Your objective — Leave the pictures out and transcribe every record exactly.

Provided material —
>>>>
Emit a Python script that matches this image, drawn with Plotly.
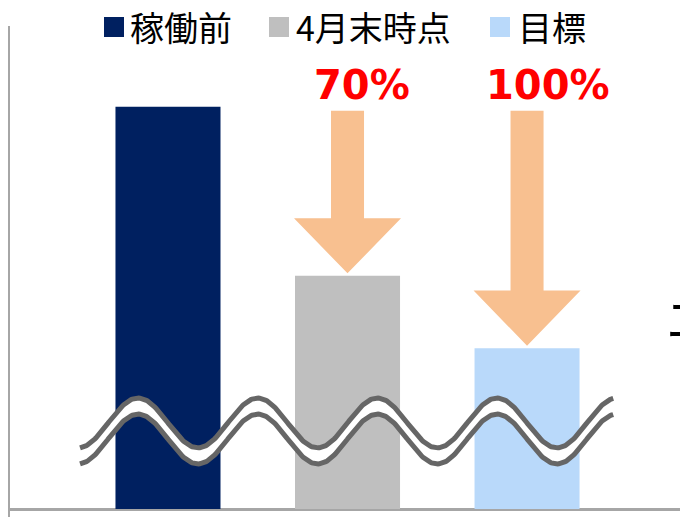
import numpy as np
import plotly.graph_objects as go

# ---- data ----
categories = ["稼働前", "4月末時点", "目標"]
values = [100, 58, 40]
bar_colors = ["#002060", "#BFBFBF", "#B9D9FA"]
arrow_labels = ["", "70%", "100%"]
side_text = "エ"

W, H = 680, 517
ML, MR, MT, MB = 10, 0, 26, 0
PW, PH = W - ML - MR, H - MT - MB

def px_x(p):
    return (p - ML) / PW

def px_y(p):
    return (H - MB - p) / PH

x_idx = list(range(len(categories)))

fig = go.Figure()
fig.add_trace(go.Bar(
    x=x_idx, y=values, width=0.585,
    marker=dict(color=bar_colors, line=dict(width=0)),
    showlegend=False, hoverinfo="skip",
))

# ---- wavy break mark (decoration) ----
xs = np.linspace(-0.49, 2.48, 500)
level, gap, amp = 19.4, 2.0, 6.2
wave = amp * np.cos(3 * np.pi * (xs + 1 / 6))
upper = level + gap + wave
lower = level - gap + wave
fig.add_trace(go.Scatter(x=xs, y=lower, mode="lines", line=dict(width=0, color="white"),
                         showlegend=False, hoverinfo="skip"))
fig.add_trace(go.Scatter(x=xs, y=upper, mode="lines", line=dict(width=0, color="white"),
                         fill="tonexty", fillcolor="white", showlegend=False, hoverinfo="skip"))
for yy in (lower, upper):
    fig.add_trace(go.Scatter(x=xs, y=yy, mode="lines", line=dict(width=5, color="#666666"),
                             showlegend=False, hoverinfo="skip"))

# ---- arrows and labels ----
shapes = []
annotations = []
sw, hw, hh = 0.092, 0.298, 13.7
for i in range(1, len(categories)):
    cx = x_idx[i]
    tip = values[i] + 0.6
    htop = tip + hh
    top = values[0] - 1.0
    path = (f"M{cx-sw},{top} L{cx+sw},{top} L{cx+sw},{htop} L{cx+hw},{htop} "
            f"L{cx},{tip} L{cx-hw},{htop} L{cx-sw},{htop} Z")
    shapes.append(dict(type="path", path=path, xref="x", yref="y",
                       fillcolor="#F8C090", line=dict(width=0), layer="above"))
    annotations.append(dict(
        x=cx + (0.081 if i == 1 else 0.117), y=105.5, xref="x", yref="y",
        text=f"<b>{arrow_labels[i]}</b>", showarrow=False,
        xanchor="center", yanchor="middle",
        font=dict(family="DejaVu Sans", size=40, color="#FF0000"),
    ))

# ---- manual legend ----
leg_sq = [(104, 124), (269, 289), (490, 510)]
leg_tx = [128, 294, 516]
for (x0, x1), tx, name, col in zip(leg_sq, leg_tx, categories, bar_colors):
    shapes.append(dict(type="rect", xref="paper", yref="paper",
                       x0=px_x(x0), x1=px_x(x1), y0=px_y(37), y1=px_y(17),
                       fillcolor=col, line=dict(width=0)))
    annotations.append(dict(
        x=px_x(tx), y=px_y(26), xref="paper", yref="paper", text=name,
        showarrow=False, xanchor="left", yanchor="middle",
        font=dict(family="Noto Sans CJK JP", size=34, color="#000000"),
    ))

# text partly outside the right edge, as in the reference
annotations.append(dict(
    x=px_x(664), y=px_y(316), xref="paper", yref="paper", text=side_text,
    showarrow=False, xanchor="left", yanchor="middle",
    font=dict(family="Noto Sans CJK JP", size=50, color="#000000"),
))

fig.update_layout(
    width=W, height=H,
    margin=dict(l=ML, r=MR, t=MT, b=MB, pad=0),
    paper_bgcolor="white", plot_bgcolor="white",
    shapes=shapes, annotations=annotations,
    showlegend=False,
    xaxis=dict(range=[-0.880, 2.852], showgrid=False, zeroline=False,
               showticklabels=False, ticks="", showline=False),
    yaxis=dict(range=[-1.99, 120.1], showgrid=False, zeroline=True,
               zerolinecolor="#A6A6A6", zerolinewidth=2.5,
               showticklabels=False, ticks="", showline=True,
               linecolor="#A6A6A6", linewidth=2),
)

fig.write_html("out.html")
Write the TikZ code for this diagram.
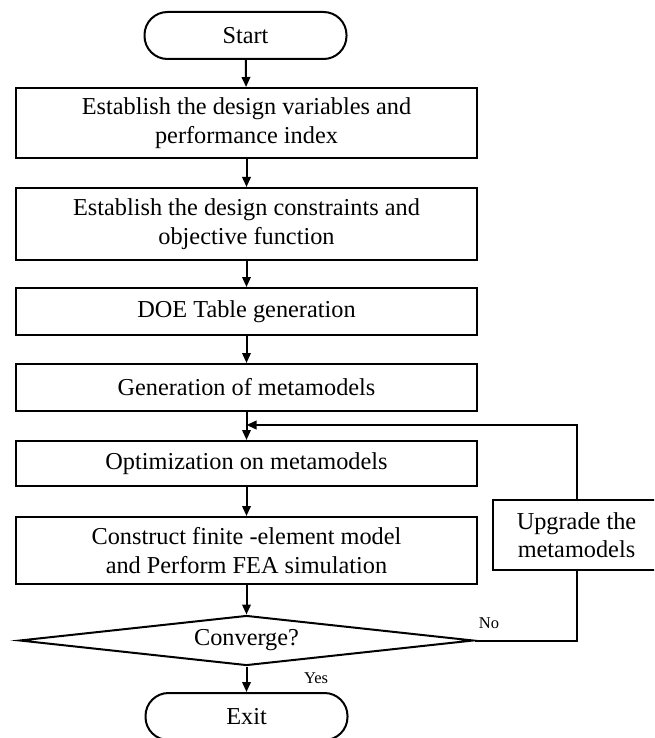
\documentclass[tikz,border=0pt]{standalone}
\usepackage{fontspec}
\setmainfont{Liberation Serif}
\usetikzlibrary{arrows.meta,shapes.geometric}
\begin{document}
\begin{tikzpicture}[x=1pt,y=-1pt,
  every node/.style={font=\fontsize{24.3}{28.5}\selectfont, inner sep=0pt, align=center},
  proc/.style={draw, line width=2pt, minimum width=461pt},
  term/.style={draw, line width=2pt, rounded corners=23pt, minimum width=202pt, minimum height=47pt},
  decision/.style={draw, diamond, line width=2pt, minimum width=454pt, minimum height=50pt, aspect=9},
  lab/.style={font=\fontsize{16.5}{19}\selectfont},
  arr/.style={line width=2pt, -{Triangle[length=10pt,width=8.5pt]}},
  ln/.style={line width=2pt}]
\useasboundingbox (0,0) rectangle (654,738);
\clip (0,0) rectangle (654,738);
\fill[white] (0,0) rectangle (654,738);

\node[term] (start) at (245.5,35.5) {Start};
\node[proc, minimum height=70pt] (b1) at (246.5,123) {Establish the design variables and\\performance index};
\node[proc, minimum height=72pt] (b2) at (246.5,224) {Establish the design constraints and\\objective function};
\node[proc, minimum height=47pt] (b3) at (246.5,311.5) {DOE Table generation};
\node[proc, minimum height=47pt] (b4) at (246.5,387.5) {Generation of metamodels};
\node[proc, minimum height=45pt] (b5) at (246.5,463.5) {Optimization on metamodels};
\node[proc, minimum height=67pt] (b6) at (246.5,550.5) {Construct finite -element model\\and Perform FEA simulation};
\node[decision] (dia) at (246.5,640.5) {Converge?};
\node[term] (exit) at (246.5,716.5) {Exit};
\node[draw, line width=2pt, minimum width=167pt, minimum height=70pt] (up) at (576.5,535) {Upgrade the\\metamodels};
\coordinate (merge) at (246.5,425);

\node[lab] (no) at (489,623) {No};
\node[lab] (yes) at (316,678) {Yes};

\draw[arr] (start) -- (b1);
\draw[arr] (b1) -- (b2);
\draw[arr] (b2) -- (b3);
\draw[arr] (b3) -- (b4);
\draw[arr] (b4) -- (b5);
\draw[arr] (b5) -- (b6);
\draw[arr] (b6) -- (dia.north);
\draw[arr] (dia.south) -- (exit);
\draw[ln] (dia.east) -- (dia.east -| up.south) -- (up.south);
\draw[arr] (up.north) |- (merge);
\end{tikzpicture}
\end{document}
<<<<
Worked answer —
Emit a Python script that matches this image, drawn with Plotly.
import numpy as np
import plotly.graph_objects as go

# ---- data ----
categories = ["稼働前", "4月末時点", "目標"]
values = [100, 58, 40]
bar_colors = ["#002060", "#BFBFBF", "#B9D9FA"]
arrow_labels = ["", "70%", "100%"]
side_text = "エ"

W, H = 680, 517
ML, MR, MT, MB = 10, 0, 26, 0
PW, PH = W - ML - MR, H - MT - MB

def px_x(p):
    return (p - ML) / PW

def px_y(p):
    return (H - MB - p) / PH

x_idx = list(range(len(categories)))

fig = go.Figure()
fig.add_trace(go.Bar(
    x=x_idx, y=values, width=0.585,
    marker=dict(color=bar_colors, line=dict(width=0)),
    showlegend=False, hoverinfo="skip",
))

# ---- wavy break mark (decoration) ----
xs = np.linspace(-0.49, 2.48, 500)
level, gap, amp = 19.4, 2.0, 6.2
wave = amp * np.cos(3 * np.pi * (xs + 1 / 6))
upper = level + gap + wave
lower = level - gap + wave
fig.add_trace(go.Scatter(x=xs, y=lower, mode="lines", line=dict(width=0, color="white"),
                         showlegend=False, hoverinfo="skip"))
fig.add_trace(go.Scatter(x=xs, y=upper, mode="lines", line=dict(width=0, color="white"),
                         fill="tonexty", fillcolor="white", showlegend=False, hoverinfo="skip"))
for yy in (lower, upper):
    fig.add_trace(go.Scatter(x=xs, y=yy, mode="lines", line=dict(width=5, color="#666666"),
                             showlegend=False, hoverinfo="skip"))

# ---- arrows and labels ----
shapes = []
annotations = []
sw, hw, hh = 0.092, 0.298, 13.7
for i in range(1, len(categories)):
    cx = x_idx[i]
    tip = values[i] + 0.6
    htop = tip + hh
    top = values[0] - 1.0
    path = (f"M{cx-sw},{top} L{cx+sw},{top} L{cx+sw},{htop} L{cx+hw},{htop} "
            f"L{cx},{tip} L{cx-hw},{htop} L{cx-sw},{htop} Z")
    shapes.append(dict(type="path", path=path, xref="x", yref="y",
                       fillcolor="#F8C090", line=dict(width=0), layer="above"))
    annotations.append(dict(
        x=cx + (0.081 if i == 1 else 0.117), y=105.5, xref="x", yref="y",
        text=f"<b>{arrow_labels[i]}</b>", showarrow=False,
        xanchor="center", yanchor="middle",
        font=dict(family="DejaVu Sans", size=40, color="#FF0000"),
    ))

# ---- manual legend ----
leg_sq = [(104, 124), (269, 289), (490, 510)]
leg_tx = [128, 294, 516]
for (x0, x1), tx, name, col in zip(leg_sq, leg_tx, categories, bar_colors):
    shapes.append(dict(type="rect", xref="paper", yref="paper",
                       x0=px_x(x0), x1=px_x(x1), y0=px_y(37), y1=px_y(17),
                       fillcolor=col, line=dict(width=0)))
    annotations.append(dict(
        x=px_x(tx), y=px_y(26), xref="paper", yref="paper", text=name,
        showarrow=False, xanchor="left", yanchor="middle",
        font=dict(family="Noto Sans CJK JP", size=34, color="#000000"),
    ))

# text partly outside the right edge, as in the reference
annotations.append(dict(
    x=px_x(664), y=px_y(316), xref="paper", yref="paper", text=side_text,
    showarrow=False, xanchor="left", yanchor="middle",
    font=dict(family="Noto Sans CJK JP", size=50, color="#000000"),
))

fig.update_layout(
    width=W, height=H,
    margin=dict(l=ML, r=MR, t=MT, b=MB, pad=0),
    paper_bgcolor="white", plot_bgcolor="white",
    shapes=shapes, annotations=annotations,
    showlegend=False,
    xaxis=dict(range=[-0.880, 2.852], showgrid=False, zeroline=False,
               showticklabels=False, ticks="", showline=False),
    yaxis=dict(range=[-1.99, 120.1], showgrid=False, zeroline=True,
               zerolinecolor="#A6A6A6", zerolinewidth=2.5,
               showticklabels=False, ticks="", showline=True,
               linecolor="#A6A6A6", linewidth=2),
)

fig.write_html("out.html")
Write the TikZ code for this diagram.
\documentclass[tikz,border=0pt]{standalone}
\usepackage{fontspec}
\setmainfont{Liberation Serif}
\usetikzlibrary{arrows.meta,shapes.geometric}
\begin{document}
\begin{tikzpicture}[x=1pt,y=-1pt,
  every node/.style={font=\fontsize{24.3}{28.5}\selectfont, inner sep=0pt, align=center},
  proc/.style={draw, line width=2pt, minimum width=461pt},
  term/.style={draw, line width=2pt, rounded corners=23pt, minimum width=202pt, minimum height=47pt},
  decision/.style={draw, diamond, line width=2pt, minimum width=454pt, minimum height=50pt, aspect=9},
  lab/.style={font=\fontsize{16.5}{19}\selectfont},
  arr/.style={line width=2pt, -{Triangle[length=10pt,width=8.5pt]}},
  ln/.style={line width=2pt}]
\useasboundingbox (0,0) rectangle (654,738);
\clip (0,0) rectangle (654,738);
\fill[white] (0,0) rectangle (654,738);

\node[term] (start) at (245.5,35.5) {Start};
\node[proc, minimum height=70pt] (b1) at (246.5,123) {Establish the design variables and\\performance index};
\node[proc, minimum height=72pt] (b2) at (246.5,224) {Establish the design constraints and\\objective function};
\node[proc, minimum height=47pt] (b3) at (246.5,311.5) {DOE Table generation};
\node[proc, minimum height=47pt] (b4) at (246.5,387.5) {Generation of metamodels};
\node[proc, minimum height=45pt] (b5) at (246.5,463.5) {Optimization on metamodels};
\node[proc, minimum height=67pt] (b6) at (246.5,550.5) {Construct finite -element model\\and Perform FEA simulation};
\node[decision] (dia) at (246.5,640.5) {Converge?};
\node[term] (exit) at (246.5,716.5) {Exit};
\node[draw, line width=2pt, minimum width=167pt, minimum height=70pt] (up) at (576.5,535) {Upgrade the\\metamodels};
\coordinate (merge) at (246.5,425);

\node[lab] (no) at (489,623) {No};
\node[lab] (yes) at (316,678) {Yes};

\draw[arr] (start) -- (b1);
\draw[arr] (b1) -- (b2);
\draw[arr] (b2) -- (b3);
\draw[arr] (b3) -- (b4);
\draw[arr] (b4) -- (b5);
\draw[arr] (b5) -- (b6);
\draw[arr] (b6) -- (dia.north);
\draw[arr] (dia.south) -- (exit);
\draw[ln] (dia.east) -- (dia.east -| up.south) -- (up.south);
\draw[arr] (up.north) |- (merge);
\end{tikzpicture}
\end{document}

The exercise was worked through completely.